With just three columns, the IP address, the total bytes custom dimension and our event count, we click run and get our results. The problem with our results is that we still have a number of IP addresses repeated in our result set, each with a different total byte value and then counts for each combination. This is because the custom dimension is being treated as a grouped field. It is a special field, but it is handled like any other field, that is we group by each and then get a count of the unique combination of all of the fields. To generate a sum of the Total Bytes, we are going to use another custom field option; the custom measure.
The first thing we need to do is choose the field that we want to measure. The listing will provide all of the fields available in the field list including the custom dimension we already created. To make it easier to find your field, start typing the letters in the field name and you will get a filtered list.

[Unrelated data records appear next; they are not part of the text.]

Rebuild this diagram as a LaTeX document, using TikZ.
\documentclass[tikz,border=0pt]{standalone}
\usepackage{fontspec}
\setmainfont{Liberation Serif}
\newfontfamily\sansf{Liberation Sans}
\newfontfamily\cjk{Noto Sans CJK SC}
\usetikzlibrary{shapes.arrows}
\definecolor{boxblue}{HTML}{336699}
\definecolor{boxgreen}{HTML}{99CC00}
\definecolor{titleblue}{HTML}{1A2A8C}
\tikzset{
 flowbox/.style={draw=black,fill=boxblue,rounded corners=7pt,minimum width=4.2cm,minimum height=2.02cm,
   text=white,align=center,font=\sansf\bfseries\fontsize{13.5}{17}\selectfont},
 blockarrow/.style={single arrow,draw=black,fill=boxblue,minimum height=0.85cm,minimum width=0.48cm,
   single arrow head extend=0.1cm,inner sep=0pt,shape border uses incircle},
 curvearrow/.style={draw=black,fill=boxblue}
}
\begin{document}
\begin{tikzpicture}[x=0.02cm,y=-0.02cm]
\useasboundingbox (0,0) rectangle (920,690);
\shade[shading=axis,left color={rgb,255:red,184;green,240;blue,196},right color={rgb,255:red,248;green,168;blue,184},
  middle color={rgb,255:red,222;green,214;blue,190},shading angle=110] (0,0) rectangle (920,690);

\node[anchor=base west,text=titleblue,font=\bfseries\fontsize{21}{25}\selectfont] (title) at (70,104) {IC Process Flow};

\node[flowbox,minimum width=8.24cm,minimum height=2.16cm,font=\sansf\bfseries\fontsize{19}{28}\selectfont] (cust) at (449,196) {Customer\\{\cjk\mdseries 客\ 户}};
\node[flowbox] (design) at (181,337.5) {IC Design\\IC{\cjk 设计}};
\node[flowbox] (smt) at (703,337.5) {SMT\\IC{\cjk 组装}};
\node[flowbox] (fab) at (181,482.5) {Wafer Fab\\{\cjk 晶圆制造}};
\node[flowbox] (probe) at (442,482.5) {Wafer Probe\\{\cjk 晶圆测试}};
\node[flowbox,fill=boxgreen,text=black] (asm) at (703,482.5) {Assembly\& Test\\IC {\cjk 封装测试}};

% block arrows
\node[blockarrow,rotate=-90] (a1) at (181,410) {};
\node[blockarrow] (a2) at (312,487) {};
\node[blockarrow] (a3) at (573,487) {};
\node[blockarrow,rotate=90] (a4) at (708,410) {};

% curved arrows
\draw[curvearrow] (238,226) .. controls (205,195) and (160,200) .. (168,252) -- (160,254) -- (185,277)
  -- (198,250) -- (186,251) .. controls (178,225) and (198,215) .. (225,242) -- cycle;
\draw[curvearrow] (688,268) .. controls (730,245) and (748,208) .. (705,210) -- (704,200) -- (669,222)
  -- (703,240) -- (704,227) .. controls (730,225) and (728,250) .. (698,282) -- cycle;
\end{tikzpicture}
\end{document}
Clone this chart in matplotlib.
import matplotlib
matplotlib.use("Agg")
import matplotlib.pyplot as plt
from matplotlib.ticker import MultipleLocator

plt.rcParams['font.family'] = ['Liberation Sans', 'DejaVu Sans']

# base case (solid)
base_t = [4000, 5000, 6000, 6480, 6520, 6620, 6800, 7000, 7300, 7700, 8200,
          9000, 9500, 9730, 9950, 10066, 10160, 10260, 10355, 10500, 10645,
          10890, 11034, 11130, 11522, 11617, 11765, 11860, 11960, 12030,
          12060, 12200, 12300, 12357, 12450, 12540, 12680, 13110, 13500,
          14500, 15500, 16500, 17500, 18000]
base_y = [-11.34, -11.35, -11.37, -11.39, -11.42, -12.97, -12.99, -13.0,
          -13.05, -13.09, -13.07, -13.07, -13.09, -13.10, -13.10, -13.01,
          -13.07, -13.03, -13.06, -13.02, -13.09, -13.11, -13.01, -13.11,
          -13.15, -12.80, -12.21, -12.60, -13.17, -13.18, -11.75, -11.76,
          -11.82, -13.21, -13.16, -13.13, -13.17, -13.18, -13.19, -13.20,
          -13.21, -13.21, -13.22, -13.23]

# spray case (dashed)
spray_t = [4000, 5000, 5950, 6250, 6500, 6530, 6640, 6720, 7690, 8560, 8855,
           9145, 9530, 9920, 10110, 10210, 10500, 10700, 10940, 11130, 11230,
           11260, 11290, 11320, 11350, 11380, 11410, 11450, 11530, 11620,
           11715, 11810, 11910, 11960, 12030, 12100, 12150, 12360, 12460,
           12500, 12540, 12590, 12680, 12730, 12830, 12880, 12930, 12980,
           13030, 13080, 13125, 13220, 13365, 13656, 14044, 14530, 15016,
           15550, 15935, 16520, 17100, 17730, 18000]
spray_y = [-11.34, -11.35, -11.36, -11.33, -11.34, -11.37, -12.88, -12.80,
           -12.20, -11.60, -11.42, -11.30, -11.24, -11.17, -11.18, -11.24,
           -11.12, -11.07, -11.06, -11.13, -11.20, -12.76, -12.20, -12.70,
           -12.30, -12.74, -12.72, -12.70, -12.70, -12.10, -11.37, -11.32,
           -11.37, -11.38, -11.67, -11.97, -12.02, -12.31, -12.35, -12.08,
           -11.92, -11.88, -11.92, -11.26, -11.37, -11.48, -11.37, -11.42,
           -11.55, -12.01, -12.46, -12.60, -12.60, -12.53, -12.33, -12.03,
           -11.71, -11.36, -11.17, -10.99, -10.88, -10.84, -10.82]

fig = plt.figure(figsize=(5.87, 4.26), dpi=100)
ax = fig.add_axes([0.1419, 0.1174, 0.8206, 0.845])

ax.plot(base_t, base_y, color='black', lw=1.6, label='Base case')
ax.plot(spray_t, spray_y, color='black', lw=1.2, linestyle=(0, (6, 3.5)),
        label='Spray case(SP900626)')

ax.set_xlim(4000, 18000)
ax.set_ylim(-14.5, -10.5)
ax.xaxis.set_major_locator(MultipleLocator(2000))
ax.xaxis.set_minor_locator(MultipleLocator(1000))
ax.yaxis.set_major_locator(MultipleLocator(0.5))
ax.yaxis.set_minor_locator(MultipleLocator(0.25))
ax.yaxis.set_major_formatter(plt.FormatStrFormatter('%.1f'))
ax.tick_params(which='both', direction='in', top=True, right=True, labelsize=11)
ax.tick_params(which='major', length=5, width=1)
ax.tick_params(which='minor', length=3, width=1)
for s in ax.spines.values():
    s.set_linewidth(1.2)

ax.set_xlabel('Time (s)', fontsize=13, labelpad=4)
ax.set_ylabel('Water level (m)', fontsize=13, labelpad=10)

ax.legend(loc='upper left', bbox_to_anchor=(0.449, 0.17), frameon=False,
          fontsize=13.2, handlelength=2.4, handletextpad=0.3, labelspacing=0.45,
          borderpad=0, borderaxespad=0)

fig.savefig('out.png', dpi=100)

We need to provide a name for our custom measure and then we need to select the measurement type. The measurement types available to us will depend on the type of field we are measuring. Because this field is an integer, we can perform a number of numeric calculations including sum. If this were a string field, other options would exist. Once we have selected Sum, we can click Save.
Our new custom measure, Sum of Total Bytes, appears in our field list and also in the data section as a new column. We removed our custom dimension of Total Bytes because we don’t need to group by that value and then clicked Run. The output we see is dramatically different; there are three IP addresses that meet our criteria but now we have an event count and a sum of the total bytes for each over the past seven days. That’s looking pretty good, but let’s add one more thing to this. Let’s add a few table calculations on the values that are part of this table.

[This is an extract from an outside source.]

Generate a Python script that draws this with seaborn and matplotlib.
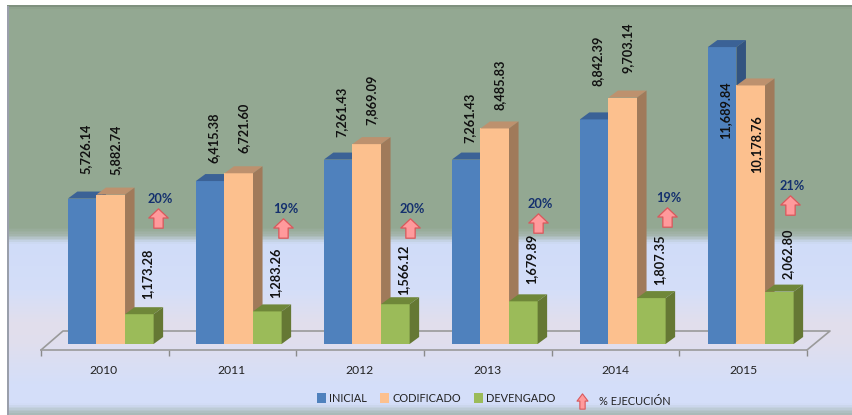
import matplotlib
matplotlib.use('Agg')
import matplotlib.pyplot as plt
from matplotlib.colors import LinearSegmentedColormap
from matplotlib.lines import Line2D
from matplotlib.patches import Patch, Polygon
from matplotlib.path import Path
import numpy as np
import pandas as pd
import seaborn as sns

YEARS = ["2010", "2011", "2012", "2013", "2014", "2015"]
INICIAL = [5726.14, 6415.38, 7261.43, 7261.43, 8842.39, 11689.84]
CODIFICADO = [5882.74, 6721.60, 7869.09, 8485.83, 9703.14, 10178.76]
DEVENGADO = [1173.28, 1283.26, 1566.12, 1679.89, 1807.35, 2062.80]
PCT_EJECUCION = [20, 19, 20, 20, 19, 21]
# height of the arrow series in the same units as the bars
ARROW_LEVEL = [4960, 4570, 4570, 4760, 5000, 5470]

SERIES = ["INICIAL", "CODIFICADO", "DEVENGADO"]
# gap in px between bar top and start of its rotated label
LIFT_INICIAL = [25, 18, 23, 17, 33, -92]
LIFT_CODIFICADO = [20, 20, 19, 18, 25, -88]
LIFT_DEVENGADO = [15, 13, 9, 17, 13, 13]
# arrow offset in px from the centre of each bar group
ARROW_SHIFT = [47.5, 44.5, 43.5, 43, 44, 39.5]

FRONT = ["#4f81bd", "#fcc08e", "#9bbb59"]
TOP = ["#3b6296", "#bd916e", "#6f8739"]
SIDE = ["#335480", "#a07a5a", "#657834"]
W, H = 853, 415
PX_PER_UNIT = 0.0254

sns.set_theme(style="white")
plt.rcParams['font.family'] = ['Lato', 'DejaVu Sans']

df = pd.DataFrame({"year": YEARS * 3,
                   "serie": np.repeat(SERIES, 6),
                   "value": INICIAL + CODIFICADO + DEVENGADO})

fig = plt.figure(figsize=(W / 100, H / 100), dpi=100, facecolor="white")

# background panel with the band gradient
bg = fig.add_axes([0, 0, 1, 1], zorder=0)
stops = [(6, "#7f917f"), (8, "#93a892"), (228, "#93a892"), (235, "#a3b4aa"), (244, "#d0dcf8"),
         (290, "#d4def9"), (325, "#e2deec"), (345, "#e0deee"), (385, "#d4def9"),
         (405, "#d4def9"), (415, "#a9bab8")]
cmap = LinearSegmentedColormap.from_list(
    "panel", [((y - 6) / (415 - 6), c) for y, c in stops])
bg.imshow(np.linspace(0, 1, 410)[:, None], cmap=cmap, aspect="auto",
          extent=[7, W, 415, 6], zorder=1)
bg.fill_between([7, 9], 6, 415, color="#9a9fab", zorder=2, lw=0)
bg.set_xlim(0, W)
bg.set_ylim(H, 0)
bg.axis("off")

# chart axes: left/right are the front floor line, bottom is 350 px
ax = fig.add_axes([41 / W, (H - 350) / H, (807 - 41) / W, (350 - 6) / H], zorder=1)
ax.patch.set_alpha(0)
sns.barplot(data=df, x="year", y="value", hue="serie", order=YEARS, hue_order=SERIES,
            palette=FRONT, saturation=1, width=0.67, legend=False, linewidth=0, ax=ax)
x0 = (41 - 110.75) / 128
x1 = (807 - 110.75) / 128
ax.set_xlim(x0, x1)
ax.set_ylim(-6 / PX_PER_UNIT, 338 / PX_PER_UNIT)

DX = 9.5 / 128
DY = 7 / PX_PER_UNIT
LIFTS = LIFT_INICIAL + LIFT_CODIFICADO + LIFT_DEVENGADO
values = INICIAL + CODIFICADO + DEVENGADO
for n, bar in enumerate(ax.patches[:18]):
    s = n // 6
    x, w, h = bar.get_x(), bar.get_width(), bar.get_height()
    bar.set_zorder(3 + s)
    ax.add_patch(Polygon([(x, h), (x + DX, h + DY), (x + w + DX, h + DY), (x + w, h)],
                         fc=TOP[s], lw=0, zorder=3 + s))
    ax.add_patch(Polygon([(x + w, 0), (x + w + DX, DY), (x + w + DX, h + DY), (x + w, h)],
                         fc=SIDE[s], lw=0, zorder=3 + s))
    off = [3, 5, 8][s]
    ax.annotate(f"{values[n]:,.2f}", (x + w / 2, h), xytext=(off * 0.72, LIFTS[n] * 0.72),
                textcoords="offset points", rotation=90, ha="center", va="bottom",
                fontsize=9.2, color="#111111", fontweight="bold", zorder=10)

# floor
back_l = (63 - 110.75) / 128
back_r = (830 - 110.75) / 128
back_y = 13 / PX_PER_UNIT
floor_y = -6 / PX_PER_UNIT
ax.plot([x0, back_l, back_r, x1], [floor_y, back_y, back_y, floor_y],
        color="#9a9a9a", lw=1.2, clip_on=False, zorder=2)

# arrow series
ARROW = Path([(-0.48, -1), (0.48, -1), (0.48, 0.05), (1, 0.05), (0, 1), (-1, 0.05), (-0.48, 0.05), (-0.48, -1)],
             closed=True)
ARROW_LEG = Path(ARROW.vertices * [0.72, 1], ARROW.codes)
arrow_x = np.arange(6) + np.array(ARROW_SHIFT) / 128
sns.scatterplot(x=arrow_x, y=ARROW_LEVEL, marker=ARROW, s=195, color="#ff9a9c",
                edgecolor="#d9585c", linewidth=0.9, zorder=9, legend=False, ax=ax)
for i, p in enumerate(PCT_EJECUCION):
    ax.annotate(f"{p}%", (arrow_x[i], ARROW_LEVEL[i]), xytext=(1.5, 13.7), textcoords="offset points",
                ha="center", va="center", fontsize=9.2, fontweight="bold", color="#14306e", zorder=10)

# axis
ax.set_xlabel("")
ax.set_ylabel("")
ax.set_yticks([])
ax.set_xticks(np.arange(6) - 7.5 / 128)
ax.set_xticklabels(YEARS, fontsize=8.7, color="#222222")
ax.set_xticks(x0 + np.arange(7) * (x1 - x0) / 6, minor=True)
ax.tick_params(axis="x", which="major", length=0, pad=11)
ax.tick_params(axis="x", which="minor", length=4, width=1, color="#8a8a8a", bottom=True)
for name, sp in ax.spines.items():
    sp.set_visible(name == "bottom")
ax.spines["bottom"].set_color("#9a9a9a")
ax.spines["bottom"].set_linewidth(1.2)

# legend
handles = [Patch(fc=c, lw=0, label=s) for c, s in zip(FRONT, SERIES)]
leg = fig.legend(handles=handles, ncol=3, frameon=False, fontsize=7.9, loc="center left",
                 bbox_to_anchor=(317 / W, (H - 398.5) / H), borderaxespad=0, borderpad=0,
                 handlelength=0.85, handleheight=1, handletextpad=0.25, columnspacing=1.2)
arrow_handle = Line2D([], [], ls="", marker=ARROW_LEG, ms=11, mfc="#ff9a9c", mec="#d9585c",
                      mew=0.8, label="% EJECUCIÓN")
leg2 = fig.legend(handles=[arrow_handle], frameon=False, fontsize=7.9, loc="center left",
                  bbox_to_anchor=(575 / W, (H - 401) / H), borderaxespad=0, borderpad=0,
                  handlelength=1.3, handletextpad=0.9)
for t in leg.get_texts() + leg2.get_texts():
    t.set_color("#222222")

fig.savefig("out.png", dpi=100)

The third custom field available to us in a tile is called a table calculation. Like other custom field options, we can use an expression to build our own, but Chronicle dashboards have five prebuilt calculations that can be very handy, so we are going to use one of them today. In the image above, we have added a percent of column calculation to the UDM event count. This is the reason the field list on the left side has a table calculation value in green as well as the data section has a column in green as well. To add a table calculation, we select the cog next to the field that is being calculated and select calculations followed by the specific calculation you would like to use. If you want to define your own, you will need to add the table calculation first to the field list before applying it.
Now that we have our data set, let’s click on the visualization section and build the visualization for our tile. We are going to keep it simple here and stick with a tabular view. We need to make sure we provide a name for our tile, click Save and the tile will appear on our dashboard.
You may need to resize the tile or rearrange it and most importantly, don’t forget to save the dashboard when you are done arranging the tiles. If anyone is shaking their head that we only have three IP addresses in our data set, just remember to use your filters to further tighten (or loosen) your data set as appropriate for your requirements and if the goal of your tile is to create a Top N listing of some sort; use the Row limit in the data section to limit the number of rows returned to the tile.
I hope this was helpful and provides a good starting point to extend your dashboarding by adding in custom fields to your tiles!